◆ **DIRECTION**
From the entries that follow, extract each line holding the string "matplotlib".

◆ **RECORDS FOR THE TASK**
....................
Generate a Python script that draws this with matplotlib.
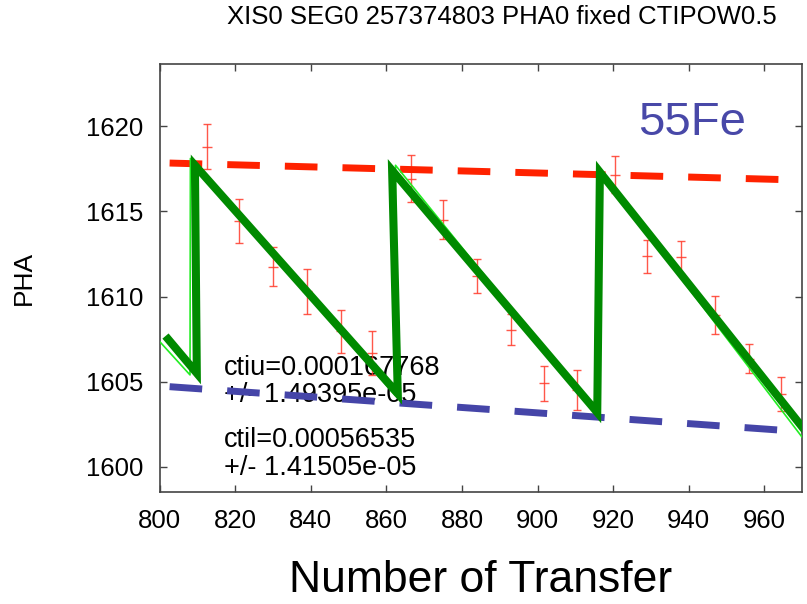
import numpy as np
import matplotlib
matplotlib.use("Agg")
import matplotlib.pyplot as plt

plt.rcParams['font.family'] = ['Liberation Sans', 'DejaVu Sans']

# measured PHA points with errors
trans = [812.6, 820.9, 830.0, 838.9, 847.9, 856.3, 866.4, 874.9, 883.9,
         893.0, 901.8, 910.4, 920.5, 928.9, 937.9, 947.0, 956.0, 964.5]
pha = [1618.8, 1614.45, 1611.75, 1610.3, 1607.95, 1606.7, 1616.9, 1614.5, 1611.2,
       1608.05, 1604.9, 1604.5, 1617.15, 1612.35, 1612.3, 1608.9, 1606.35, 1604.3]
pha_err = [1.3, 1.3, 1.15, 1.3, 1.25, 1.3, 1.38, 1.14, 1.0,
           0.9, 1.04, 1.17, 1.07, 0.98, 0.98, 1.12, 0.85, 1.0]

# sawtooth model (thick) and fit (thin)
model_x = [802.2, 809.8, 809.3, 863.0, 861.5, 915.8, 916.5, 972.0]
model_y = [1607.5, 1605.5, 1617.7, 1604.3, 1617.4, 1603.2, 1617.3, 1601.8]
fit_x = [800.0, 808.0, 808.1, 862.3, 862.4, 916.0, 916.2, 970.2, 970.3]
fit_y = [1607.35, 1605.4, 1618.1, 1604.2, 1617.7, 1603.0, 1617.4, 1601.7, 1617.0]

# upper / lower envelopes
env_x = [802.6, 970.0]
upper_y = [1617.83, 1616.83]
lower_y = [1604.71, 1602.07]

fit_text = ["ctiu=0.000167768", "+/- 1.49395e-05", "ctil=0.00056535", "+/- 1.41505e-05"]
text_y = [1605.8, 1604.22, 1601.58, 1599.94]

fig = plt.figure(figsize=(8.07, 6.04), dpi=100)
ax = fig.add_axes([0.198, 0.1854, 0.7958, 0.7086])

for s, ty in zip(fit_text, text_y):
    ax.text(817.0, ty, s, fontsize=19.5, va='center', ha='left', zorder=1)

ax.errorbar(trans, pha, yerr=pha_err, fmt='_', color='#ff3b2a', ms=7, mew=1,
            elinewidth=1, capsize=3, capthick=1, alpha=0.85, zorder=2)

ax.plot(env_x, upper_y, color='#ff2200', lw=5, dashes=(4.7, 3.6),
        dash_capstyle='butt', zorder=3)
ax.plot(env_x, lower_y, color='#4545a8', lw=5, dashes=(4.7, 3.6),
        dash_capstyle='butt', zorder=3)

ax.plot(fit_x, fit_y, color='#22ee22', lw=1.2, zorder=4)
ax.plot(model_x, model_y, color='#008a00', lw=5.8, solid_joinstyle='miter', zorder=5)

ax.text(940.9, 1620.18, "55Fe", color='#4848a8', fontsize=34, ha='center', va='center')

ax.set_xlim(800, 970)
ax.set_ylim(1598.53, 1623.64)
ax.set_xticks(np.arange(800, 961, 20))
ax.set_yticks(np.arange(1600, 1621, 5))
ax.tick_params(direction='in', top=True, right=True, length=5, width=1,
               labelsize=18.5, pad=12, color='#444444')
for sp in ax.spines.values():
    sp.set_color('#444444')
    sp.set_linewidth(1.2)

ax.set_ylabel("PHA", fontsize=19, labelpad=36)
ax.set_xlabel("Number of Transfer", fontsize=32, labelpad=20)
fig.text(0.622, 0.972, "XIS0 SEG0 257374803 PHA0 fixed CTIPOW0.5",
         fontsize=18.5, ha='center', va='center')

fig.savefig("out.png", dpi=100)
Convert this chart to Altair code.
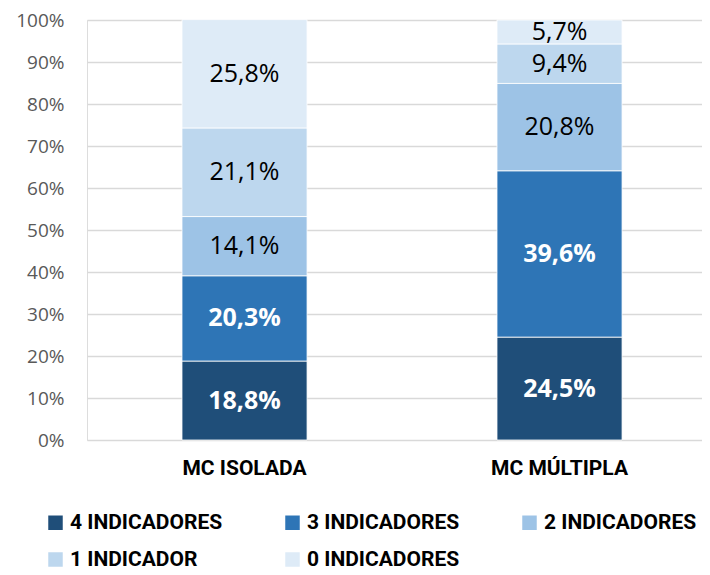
....................
◆ **RESULT OF THE TASK**
Generate a Python script that draws this with matplotlib.
import matplotlib
matplotlib.use("Agg")
import matplotlib.pyplot as plt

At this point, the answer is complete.